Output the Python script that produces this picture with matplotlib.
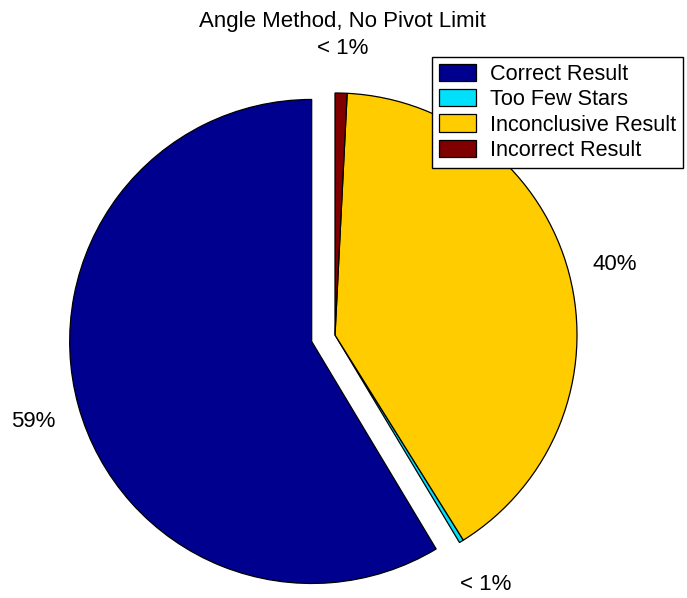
import numpy as np
import matplotlib
matplotlib.use("Agg")
import matplotlib.pyplot as plt

plt.rcParams['font.family'] = ['Liberation Sans', 'DejaVu Sans']

categories = ["Correct Result", "Too Few Stars", "Inconclusive Result", "Incorrect Result"]
shares = [58.6, 0.3, 40.3, 0.8]
pct_labels = ["59%", "< 1%", "40%", "< 1%"]
explode = [0.1, 0, 0, 0]
colors = ["#00008F", "#00E0FA", "#FFCC00", "#800000"]

fs = 16.0

fig = plt.figure(figsize=(6.87, 5.98), dpi=100)
ax = fig.add_axes([0, 0, 1, 1])

wedges, texts = ax.pie(shares, explode=explode, colors=colors, startangle=90,
                       counterclock=True, labels=pct_labels, labeldistance=1.195,
                       wedgeprops=dict(edgecolor="black", linewidth=0.9),
                       textprops=dict(fontsize=fs))
for t in texts:
    t.set_horizontalalignment("center")
    t.set_verticalalignment("center_baseline")

# map unit pie to pixel layout of the reference
W, H = 687, 598
r_px = 242.0
cx, cy = 335.0, 335.0
ax.set_xlim(-cx / r_px, (W - cx) / r_px)
ax.set_ylim(-(H - cy) / r_px, cy / r_px)
ax.set_aspect("auto")
ax.axis("off")

fig.text(342 / W, 1 - 22 / H, "Angle Method, No Pivot Limit", ha="center", va="center", fontsize=fs)

leg = ax.legend(wedges, categories, loc="upper left", bbox_to_anchor=(432 / W, 1 - 57 / H),
                bbox_transform=fig.transFigure, fontsize=15.6, frameon=True, fancybox=False,
                edgecolor="black", framealpha=1, borderpad=0.3, labelspacing=0.2,
                handlelength=1.75, handleheight=0.85, handletextpad=0.65, borderaxespad=0)
leg.get_frame().set_linewidth(1.0)

fig.savefig("out.png", dpi=100)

☆ ☆ ☆

**Stated problem**. Determine the count of lines in the data above with the string "matplotlib" in them, and give that count alone.

**Exercise solution**. 4